La confesionalidad del Estado, había conllevado el sostenimiento económico de la Religión Católica, la existencia de tribunales eclesiásticos y beneficios fiscales, la obligatoriedad de la enseñanza religiosa en la escuela, el no reconocimiento del divorcio así como la intervención del Estado en el nombramiento de Obispos, a cambio de una decisiva influencia de la Iglesia Católica en los criterios que informaban la legislación civil , laboral y penal y su presencia en las instituciones del poder político.
Estas interferencias recíprocas entre Iglesia y Estado, han supuesto históricamente la pérdida de autonomía de ambos y una grave confusión entre ideologías políticas y creencias religiosas. Frente al modelo anterior, en la historia de España, alternativamente ha existido la no confesionalidad del Estado, por la que se garantizaba la tolerancia y el pluralismo religioso sin exclusión de creencias.

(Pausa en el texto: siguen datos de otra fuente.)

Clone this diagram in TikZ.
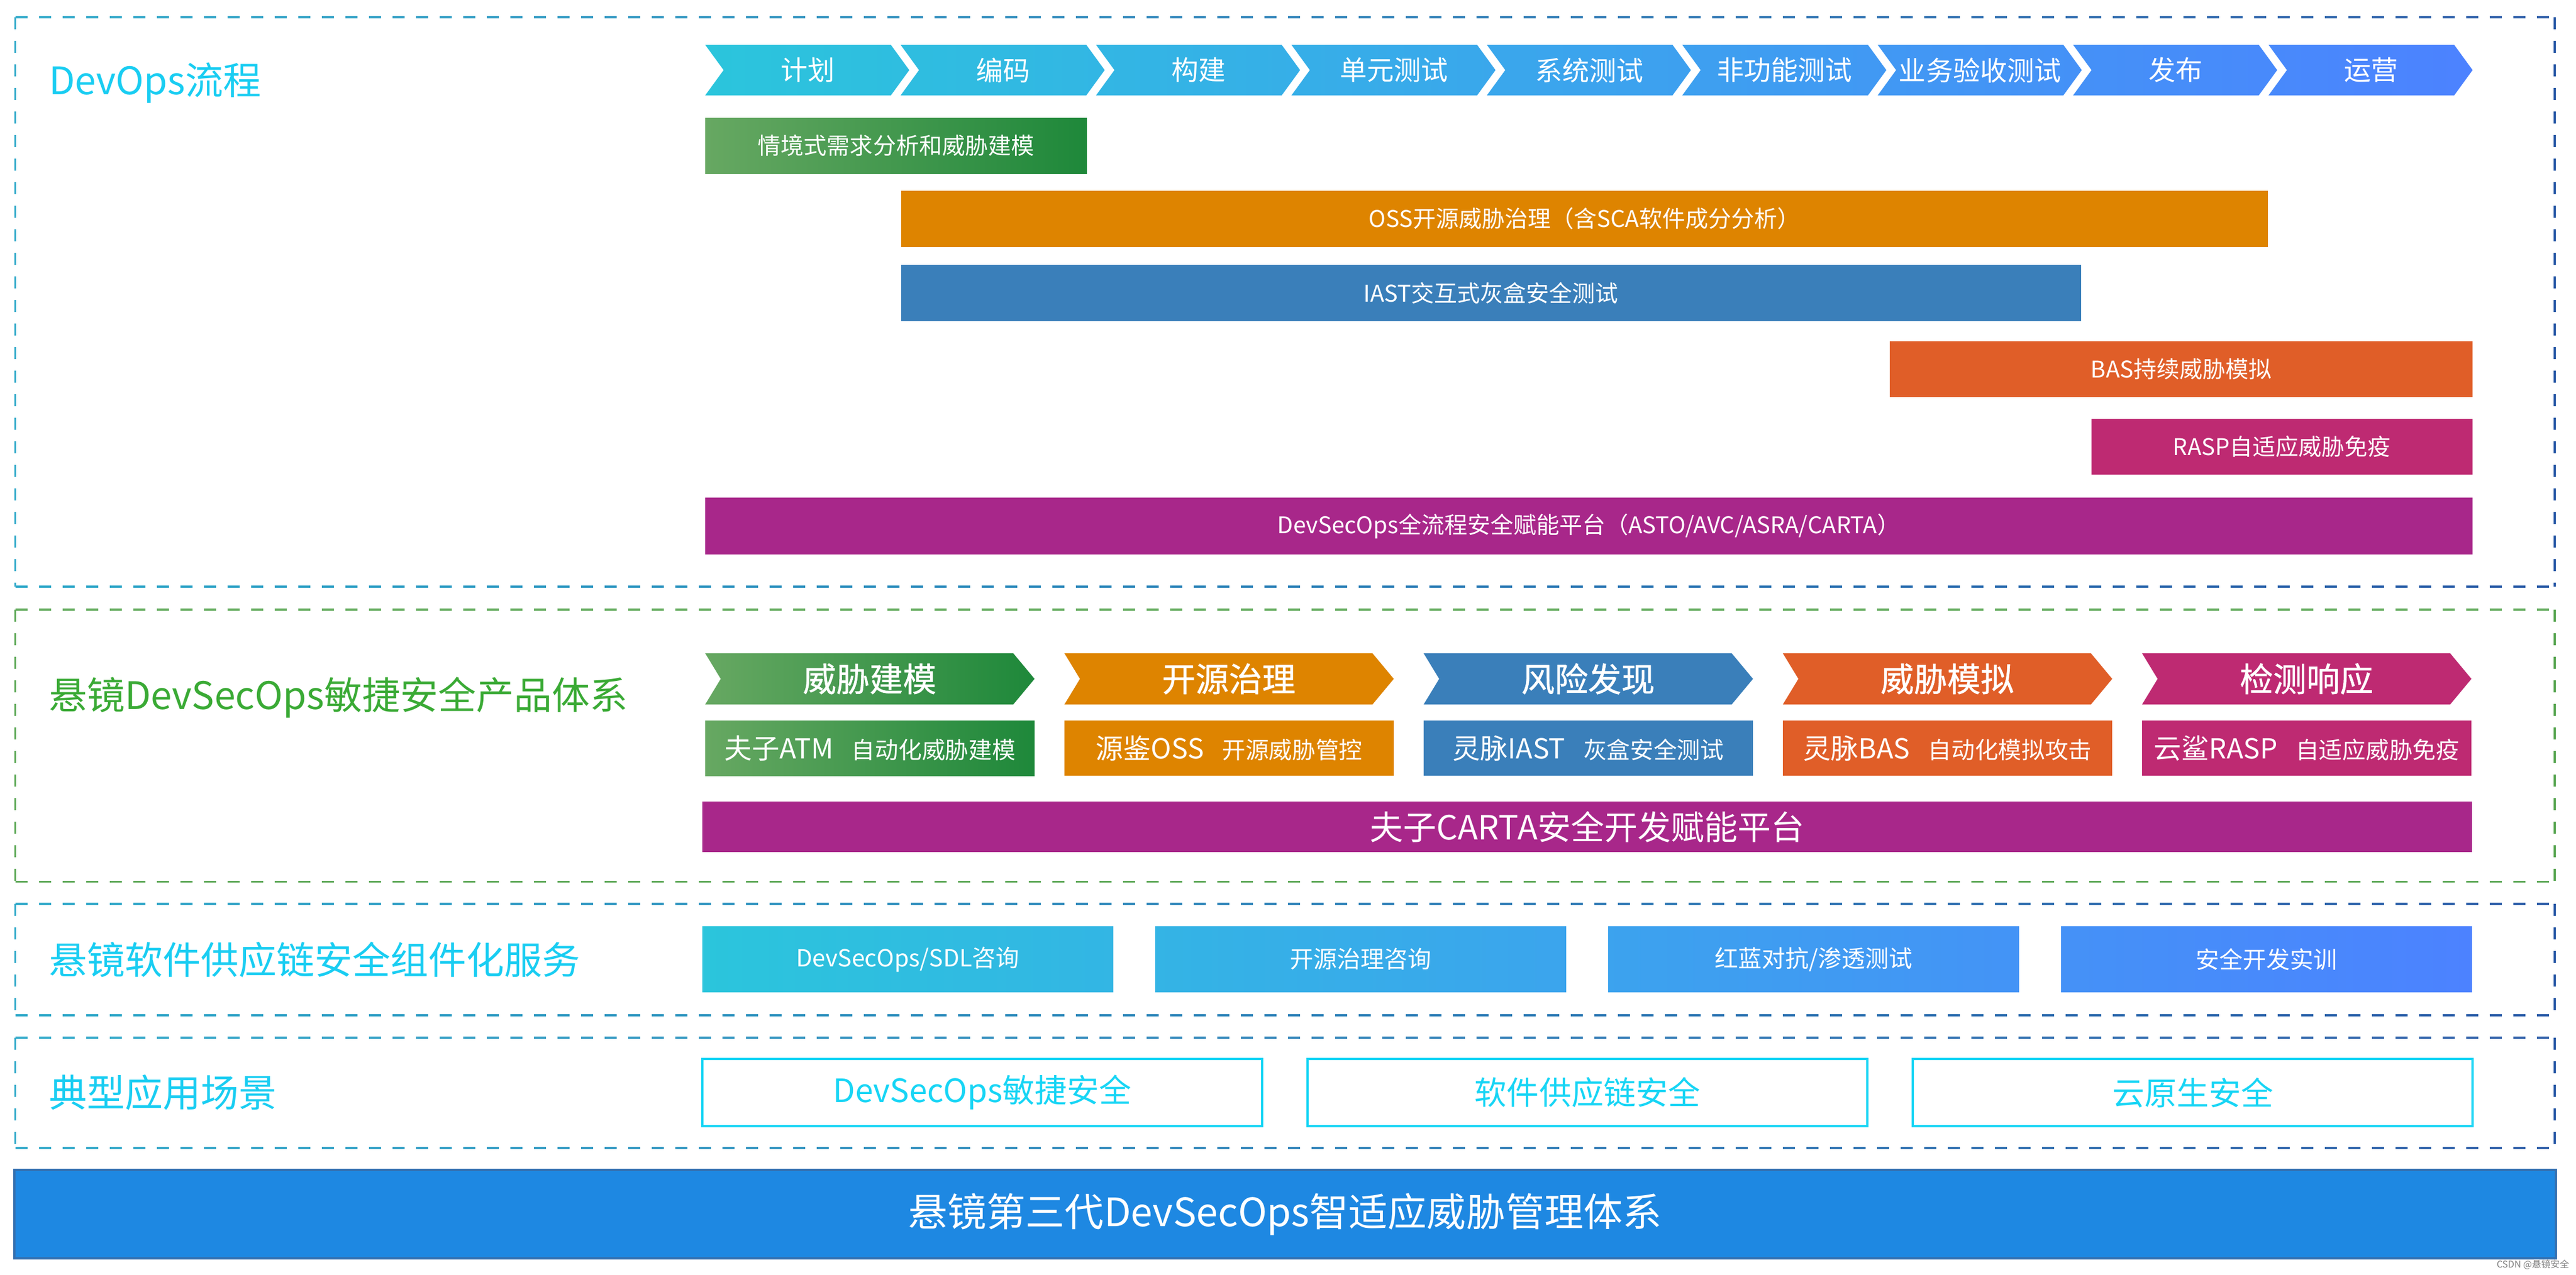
\documentclass[tikz,border=0pt]{standalone}
\usepackage{fontspec}
\newfontfamily\cjk{Noto Sans CJK SC}
\newfontfamily\cjkmed[FakeBold=0.9]{Noto Sans CJK SC}
\definecolor{chevA}{HTML}{2BC5DC}
\definecolor{chevB}{HTML}{4C82FF}
\definecolor{grnA}{HTML}{67A862}
\definecolor{grnB}{HTML}{1E883A}
\definecolor{orng}{HTML}{DE8400}
\definecolor{iast}{HTML}{3A7FBA}
\definecolor{bas}{HTML}{E05E28}
\definecolor{rasp}{HTML}{BE2A72}
\definecolor{purp}{HTML}{A8278A}
\definecolor{titc}{HTML}{19CDF2}
\definecolor{titg}{HTML}{3AAA35}
\definecolor{dashA}{HTML}{33AACA}
\definecolor{dashB}{HTML}{2E5DA8}
\definecolor{dashG}{HTML}{5DA857}
\definecolor{scen}{HTML}{17D5F5}
\definecolor{barfill}{HTML}{1E88E2}
\definecolor{barline}{HTML}{3470B0}
\newcommand\fsz[1]{\fontsize{#1}{#1}\selectfont}
\newcommand\prodlabel[2]{{\fsz{13.66pt}#1}\hspace{9pt}{\fsz{11.58pt}#2}}
\newcommand\mydashframe[6]{%
  \pgfmathsetmacro\dbw{#3-#1}%
  \pgfmathtruncatemacro\dbn{floor((#3-#1)/41)}%
  \foreach \k in {0,...,\dbn}{%
    \pgfmathsetmacro\xa{#1+\k*41}%
    \pgfmathsetmacro\xb{min(\xa+21,#3)}%
    \pgfmathtruncatemacro\pc{(\xa-#1)/\dbw*100}%
    \draw[dashln, draw=#6!\pc!#5] (\xa,#2) -- (\xb,#2) (\xa,#4) -- (\xb,#4);
  }%
  \pgfmathtruncatemacro\dbm{floor((#4-#2)/41)}%
  \foreach \k in {0,...,\dbm}{%
    \pgfmathsetmacro\ya{#2+\k*41}%
    \pgfmathsetmacro\yb{min(\ya+21,#4)}%
    \draw[dashln, draw=#5] (#1,\ya) -- (#1,\yb);
    \draw[dashln, draw=#6] (#3,\ya) -- (#3,\yb);
  }%
}
\tikzset{
  every node/.style={inner sep=0pt, outer sep=0pt},
  dashln/.style={line width=0.035cm, line cap=butt},
  title/.style={anchor=west, font=\cjk\fsz{18.78pt}},
  chevtxt/.style={text=white, font=\cjk\fsz{13.37pt}},
  bartxt/.style={text=white, font=\cjk\fsz{11.38pt}},
  prodtxt/.style={text=white, font=\cjkmed\fsz{16.5pt}},
  prodbox/.style={text=white, font=\cjk},
  cartatxt/.style={text=white, font=\cjk\fsz{16.5pt}},
  svctxt/.style={text=white, font=\cjk\fsz{11.67pt}},
  scenbox/.style={draw=scen, line width=0.04cm, fill=white},
  scentxt/.style={text=scen, font=\cjk\fsz{15.93pt}},
  bottxt/.style={text=white, font=\cjk\fsz{19.35pt}},
}
\begin{document}
\begin{tikzpicture}[x=0.01cm,y=-0.01cm]
\fill[white] (0,0) rectangle (4482,2218);
\useasboundingbox (0,0) rectangle (4482,2218);

% ---------- dashed section frames ----------
\mydashframe{26.5}{30}{4445}{1021}{dashA}{dashB}
\mydashframe{26.5}{1061}{4445}{1534.5}{dashG}{dashG}
\mydashframe{26.5}{1573}{4445}{1767}{dashA}{dashB}
\mydashframe{26.5}{1806}{4445}{1998}{dashA}{dashB}

% ---------- section titles ----------
\node[title, text=titc] (t1) at (85,144) {DevOps流程};
\node[title, text=titg] (t2) at (85,1214) {悬镜DevSecOps敏捷安全产品体系};
\node[title, text=titc] (t3) at (85,1670) {悬镜软件供应链安全组件化服务};
\node[title, text=titc] (t4) at (85,1901) {典型应用场景};

% ---------- section 1: DevOps chevrons ----------
\shade[left color=chevA, right color=chevB]
  \foreach \i in {0,...,8}{
    ({1227+340*\i},78) -- ++(323,0) -- ++(32,44) -- ++(-32,44) -- ++(-323,0) -- ++(32,-44) -- cycle
  };
\foreach \t [count=\i from 0] in {计划,编码,构建,单元测试,系统测试,非功能测试,业务验收测试,发布,运营}
  \node[chevtxt] (c\i) at ({1227+340*\i+178},122) {\t};

% ---------- section 1: bars ----------
\shade[left color=grnA, right color=grnB] (1227,205) rectangle (1891,302);
\node[bartxt] (b1) at (1559,253.5) {情境式需求分析和威胁建模};
\fill[orng] (1567.5,332) rectangle (3946,429.5);
\node[bartxt] (b2) at (2756.75,380.75) {OSS开源威胁治理（含SCA软件成分分析）};
\fill[iast] (1567.5,461) rectangle (3621,559);
\node[bartxt] (b3) at (2594.25,510) {IAST交互式灰盒安全测试};
\fill[bas] (3288,594) rectangle (4302,691);
\node[bartxt] (b4) at (3795,642.5) {BAS持续威胁模拟};
\fill[rasp] (3638.5,728.5) rectangle (4302,826);
\node[bartxt] (b5) at (3970.25,777.25) {RASP自适应威胁免疫};
\fill[purp] (1227,866) rectangle (4302,965);
\node[bartxt] (b6) at (2764.5,915.5) {DevSecOps全流程安全赋能平台（ASTO/AVC/ASRA/CARTA）};

% ---------- section 2: product chevrons ----------
\shade[left color=grnA, right color=grnB]
  (1227,1137) -- ++(536,0) -- ++(37,44.5) -- ++(-37,44.5) -- ++(-536,0) -- ++(27,-44.5) -- cycle;
\foreach \cc [count=\i from 1] in {orng,iast,bas,rasp}
  \fill[\cc] ({1227+625*\i},1137) -- ++(536,0) -- ++(37,44.5) -- ++(-37,44.5) -- ++(-536,0) -- ++(27,-44.5) -- cycle;
\foreach \t [count=\i from 0] in {威胁建模,开源治理,风险发现,威胁模拟,检测响应}
  \node[prodtxt] (p\i) at ({1227+625*\i+286},1181.5) {\t};

% ---------- section 2: product boxes ----------
\shade[left color=grnA, right color=grnB] (1227,1254) rectangle (1800,1350);
\foreach \cc [count=\i from 1] in {orng,iast,bas,rasp}
  \fill[\cc] ({1227+625*\i},1254) rectangle ++(573,96);
\foreach \a/\b [count=\i from 0] in {夫子ATM/自动化威胁建模,源鉴OSS/开源威胁管控,灵脉IAST/灰盒安全测试,灵脉BAS/自动化模拟攻击,云鲨RASP/自适应威胁免疫}
  \node[prodbox] (q\i) at ({1227+625*\i+286.5},1302) {\prodlabel{\a}{\b}};
\fill[purp] (1222,1395) rectangle (4301,1483);
\node[cartatxt] (carta) at (2761.5,1439) {夫子CARTA安全开发赋能平台};

% ---------- section 3: services ----------
\shade[left color=chevA, right color=chevB]
  \foreach \i in {0,...,3}{ ({1222+788*\i},1612) rectangle ++(715,115) };
\foreach \t [count=\i from 0] in {{DevSecOps/SDL咨询},{开源治理咨询},{红蓝对抗/渗透测试},{安全开发实训}}
  \node[svctxt] (s\i) at ({1222+788*\i+357.5},1669.5) {\t};

% ---------- section 4: scenarios ----------
\foreach \t [count=\i from 0] in {DevSecOps敏捷安全,软件供应链安全,云原生安全}{
  \draw[scenbox] ({1222+1053*\i},1843) rectangle ++(974,117);
  \node[scentxt] (e\i) at ({1222+1053*\i+487},1901.5) {\t};
}

% ---------- bottom banner ----------
\draw[fill=barfill, draw=barline, line width=0.04cm] (25,2036) rectangle (4447,2190);
\node[bottxt] (base) at (2236,2113) {悬镜第三代DevSecOps智适应威胁管理体系};

% watermark
\node[anchor=east, text=gray, font=\cjk\fsz{4.6pt}] (wm) at (4470,2201) {CSDN @悬镜安全};
\end{tikzpicture}
\end{document}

En este supuesto se han dado situaciones de cooperación y otras de no cooperación, entre las confesiones religiosas y el Estado.

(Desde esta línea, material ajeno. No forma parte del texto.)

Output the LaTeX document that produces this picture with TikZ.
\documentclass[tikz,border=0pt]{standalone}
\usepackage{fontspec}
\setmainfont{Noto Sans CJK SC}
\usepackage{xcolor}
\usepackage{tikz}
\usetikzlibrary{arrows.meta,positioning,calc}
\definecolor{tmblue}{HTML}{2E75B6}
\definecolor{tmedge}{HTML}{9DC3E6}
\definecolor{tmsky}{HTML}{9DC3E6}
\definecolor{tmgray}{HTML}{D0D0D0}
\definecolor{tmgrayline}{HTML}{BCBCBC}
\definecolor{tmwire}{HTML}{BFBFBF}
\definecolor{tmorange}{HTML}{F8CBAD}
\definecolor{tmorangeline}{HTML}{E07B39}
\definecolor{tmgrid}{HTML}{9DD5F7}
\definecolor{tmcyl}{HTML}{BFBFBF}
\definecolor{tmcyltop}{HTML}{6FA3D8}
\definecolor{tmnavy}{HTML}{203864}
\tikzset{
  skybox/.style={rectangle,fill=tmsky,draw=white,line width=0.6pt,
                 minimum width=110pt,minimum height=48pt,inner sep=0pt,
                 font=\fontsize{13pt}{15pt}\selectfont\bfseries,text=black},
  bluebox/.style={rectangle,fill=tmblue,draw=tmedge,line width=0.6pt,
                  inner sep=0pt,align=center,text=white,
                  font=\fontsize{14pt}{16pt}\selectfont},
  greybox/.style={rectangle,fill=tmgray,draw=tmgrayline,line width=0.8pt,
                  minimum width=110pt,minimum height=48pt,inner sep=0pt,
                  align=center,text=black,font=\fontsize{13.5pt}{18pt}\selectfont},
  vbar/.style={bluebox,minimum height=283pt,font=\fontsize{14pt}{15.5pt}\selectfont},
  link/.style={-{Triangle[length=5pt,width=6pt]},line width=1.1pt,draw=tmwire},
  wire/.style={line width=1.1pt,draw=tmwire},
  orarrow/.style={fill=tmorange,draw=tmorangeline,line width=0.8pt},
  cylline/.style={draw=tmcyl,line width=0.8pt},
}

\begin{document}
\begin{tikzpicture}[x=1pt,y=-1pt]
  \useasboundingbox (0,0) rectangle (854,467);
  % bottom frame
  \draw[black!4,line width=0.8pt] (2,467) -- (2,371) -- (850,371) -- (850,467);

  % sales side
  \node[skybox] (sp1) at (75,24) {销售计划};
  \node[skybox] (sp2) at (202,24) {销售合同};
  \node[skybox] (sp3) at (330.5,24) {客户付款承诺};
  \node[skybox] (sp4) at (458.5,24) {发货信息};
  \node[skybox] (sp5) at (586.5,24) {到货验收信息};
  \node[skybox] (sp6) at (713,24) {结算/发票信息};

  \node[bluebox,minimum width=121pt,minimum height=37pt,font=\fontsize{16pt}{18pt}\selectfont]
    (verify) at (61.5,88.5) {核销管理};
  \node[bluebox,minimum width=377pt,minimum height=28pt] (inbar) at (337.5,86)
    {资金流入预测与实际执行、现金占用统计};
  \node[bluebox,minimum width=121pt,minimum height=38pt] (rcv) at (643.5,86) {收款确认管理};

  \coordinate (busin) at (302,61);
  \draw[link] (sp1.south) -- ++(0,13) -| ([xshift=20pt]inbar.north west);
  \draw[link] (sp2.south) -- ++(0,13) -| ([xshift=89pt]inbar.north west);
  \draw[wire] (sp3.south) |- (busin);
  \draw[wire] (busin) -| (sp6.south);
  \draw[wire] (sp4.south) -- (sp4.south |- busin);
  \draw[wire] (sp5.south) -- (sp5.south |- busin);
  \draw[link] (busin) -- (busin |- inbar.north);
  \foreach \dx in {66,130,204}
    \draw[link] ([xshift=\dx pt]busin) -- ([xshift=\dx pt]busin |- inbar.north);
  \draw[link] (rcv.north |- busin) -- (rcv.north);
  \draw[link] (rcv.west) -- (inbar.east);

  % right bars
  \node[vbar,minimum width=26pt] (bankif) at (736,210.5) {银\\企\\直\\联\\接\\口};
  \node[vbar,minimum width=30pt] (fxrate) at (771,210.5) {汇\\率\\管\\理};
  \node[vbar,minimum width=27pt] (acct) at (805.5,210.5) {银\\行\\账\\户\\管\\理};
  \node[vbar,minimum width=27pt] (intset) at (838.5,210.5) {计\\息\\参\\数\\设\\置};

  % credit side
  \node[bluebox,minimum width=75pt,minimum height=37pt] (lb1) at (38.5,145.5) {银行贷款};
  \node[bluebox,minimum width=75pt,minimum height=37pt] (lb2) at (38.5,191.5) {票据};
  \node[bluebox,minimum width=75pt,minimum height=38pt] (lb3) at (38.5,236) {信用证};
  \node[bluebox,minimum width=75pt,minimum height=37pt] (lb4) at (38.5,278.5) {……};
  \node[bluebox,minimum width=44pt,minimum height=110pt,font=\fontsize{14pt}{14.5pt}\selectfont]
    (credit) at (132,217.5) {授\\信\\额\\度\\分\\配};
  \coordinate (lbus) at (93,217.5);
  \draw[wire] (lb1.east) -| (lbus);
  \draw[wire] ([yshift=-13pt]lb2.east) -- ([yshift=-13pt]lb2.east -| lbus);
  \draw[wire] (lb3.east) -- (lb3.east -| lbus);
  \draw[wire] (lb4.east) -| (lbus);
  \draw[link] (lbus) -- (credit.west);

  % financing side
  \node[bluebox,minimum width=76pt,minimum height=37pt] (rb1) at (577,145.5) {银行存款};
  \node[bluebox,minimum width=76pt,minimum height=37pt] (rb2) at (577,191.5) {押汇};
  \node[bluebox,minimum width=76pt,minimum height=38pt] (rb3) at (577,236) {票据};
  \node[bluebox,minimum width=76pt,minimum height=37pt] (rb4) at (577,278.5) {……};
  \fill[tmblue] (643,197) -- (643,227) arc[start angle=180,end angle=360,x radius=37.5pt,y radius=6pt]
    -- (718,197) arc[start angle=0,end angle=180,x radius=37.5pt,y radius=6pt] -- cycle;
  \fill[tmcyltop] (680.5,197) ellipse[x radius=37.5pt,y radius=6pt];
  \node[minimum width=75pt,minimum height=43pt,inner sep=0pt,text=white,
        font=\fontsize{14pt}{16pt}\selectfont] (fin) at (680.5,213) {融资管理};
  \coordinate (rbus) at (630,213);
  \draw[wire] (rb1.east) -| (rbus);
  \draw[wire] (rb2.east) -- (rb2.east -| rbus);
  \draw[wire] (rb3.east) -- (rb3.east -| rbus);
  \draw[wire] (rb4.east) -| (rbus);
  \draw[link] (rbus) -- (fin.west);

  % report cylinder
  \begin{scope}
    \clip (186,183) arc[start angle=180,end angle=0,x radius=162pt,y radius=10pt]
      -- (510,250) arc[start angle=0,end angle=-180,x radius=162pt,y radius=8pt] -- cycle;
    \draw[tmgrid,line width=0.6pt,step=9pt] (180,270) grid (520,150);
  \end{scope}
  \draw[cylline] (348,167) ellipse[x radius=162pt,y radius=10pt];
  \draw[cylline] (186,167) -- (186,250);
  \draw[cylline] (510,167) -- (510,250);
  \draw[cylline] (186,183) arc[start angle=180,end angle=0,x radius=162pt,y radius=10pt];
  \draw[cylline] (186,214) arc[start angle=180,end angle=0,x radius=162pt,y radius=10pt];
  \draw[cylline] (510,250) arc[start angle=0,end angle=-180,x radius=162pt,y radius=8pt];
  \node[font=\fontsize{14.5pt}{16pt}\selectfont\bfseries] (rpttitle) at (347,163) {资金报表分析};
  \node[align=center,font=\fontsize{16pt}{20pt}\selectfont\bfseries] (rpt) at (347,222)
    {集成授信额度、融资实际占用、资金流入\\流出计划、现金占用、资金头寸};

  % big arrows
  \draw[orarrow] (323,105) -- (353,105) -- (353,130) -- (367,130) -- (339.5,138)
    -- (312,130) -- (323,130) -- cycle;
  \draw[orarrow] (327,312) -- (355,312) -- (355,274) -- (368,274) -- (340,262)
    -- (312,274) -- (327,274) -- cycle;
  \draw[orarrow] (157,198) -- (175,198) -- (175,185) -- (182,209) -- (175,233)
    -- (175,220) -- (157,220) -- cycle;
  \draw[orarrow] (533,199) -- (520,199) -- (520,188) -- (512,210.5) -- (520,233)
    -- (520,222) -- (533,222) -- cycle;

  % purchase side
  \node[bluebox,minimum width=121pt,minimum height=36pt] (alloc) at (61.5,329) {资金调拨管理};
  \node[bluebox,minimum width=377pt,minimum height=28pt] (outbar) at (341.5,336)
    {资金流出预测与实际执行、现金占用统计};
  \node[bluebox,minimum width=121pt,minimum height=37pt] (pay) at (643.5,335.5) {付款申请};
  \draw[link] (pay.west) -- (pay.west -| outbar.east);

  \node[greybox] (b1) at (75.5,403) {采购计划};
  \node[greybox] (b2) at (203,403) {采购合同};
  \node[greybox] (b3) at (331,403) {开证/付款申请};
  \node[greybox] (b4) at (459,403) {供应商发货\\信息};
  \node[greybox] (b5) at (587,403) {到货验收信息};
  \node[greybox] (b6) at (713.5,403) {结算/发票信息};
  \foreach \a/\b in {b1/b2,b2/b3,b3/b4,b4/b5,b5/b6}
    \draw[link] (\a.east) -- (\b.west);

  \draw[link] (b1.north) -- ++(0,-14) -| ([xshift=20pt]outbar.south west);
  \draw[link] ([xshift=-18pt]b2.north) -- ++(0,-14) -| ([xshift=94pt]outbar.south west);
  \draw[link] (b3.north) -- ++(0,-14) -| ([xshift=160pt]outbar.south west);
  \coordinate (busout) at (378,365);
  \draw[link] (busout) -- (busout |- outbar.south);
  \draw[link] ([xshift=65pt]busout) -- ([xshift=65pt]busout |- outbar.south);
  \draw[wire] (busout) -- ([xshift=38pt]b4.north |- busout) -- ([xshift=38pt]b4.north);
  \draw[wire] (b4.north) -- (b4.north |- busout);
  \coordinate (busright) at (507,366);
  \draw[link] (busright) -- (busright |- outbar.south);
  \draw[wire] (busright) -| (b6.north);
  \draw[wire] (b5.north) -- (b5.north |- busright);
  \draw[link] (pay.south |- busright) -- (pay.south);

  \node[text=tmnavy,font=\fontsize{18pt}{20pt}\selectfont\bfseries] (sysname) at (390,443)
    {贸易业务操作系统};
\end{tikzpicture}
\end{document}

Conscientes de la realidad histórica y de los graves conflictos que se dieron en el pasado en la sociedad española, los constituyentes nos propusimos de forma unánime erradicar de la historia de España, la intolerancia, el fanatismo religioso y el radicalismo anticlerical, como parte esencial del pacto constitucional y con esta finalidad no se consideró el modelo del laicismo francés, como el más adecuado acorde con las tradiciones culturales en España. La concepción moderna de los derechos del ciudadano y de la libertad religiosa sin distinción de creencias, era una conquista irrenunciable, conforme a la Declaración Universal de los Derechos Humanos de 10 de Diciembre de 1948, asumida por el Concilio Vaticano II (1960-1965). En este nuevo marco de cultura política, los debates de la cuestión religiosa se desarrollaron, no sin ciertas tensiones, en torno a la idea de la no confesionalidad, aceptándose una mención al establecimiento de relaciones de cooperación con la Iglesia Católica y las restantes confesiones religiosas, en atención a las “creencias religiosas de la sociedad española”. Este reconocimiento fue desarrollado con los Acuerdos del Estado y la Santa Sede de 1979 y otros Convenios posteriores con distintas confesiones religiosas, susceptible de ser modificados si las circunstancias lo aconsejaren, sin que sea estrictamente necesaria la modificación de la Constitución.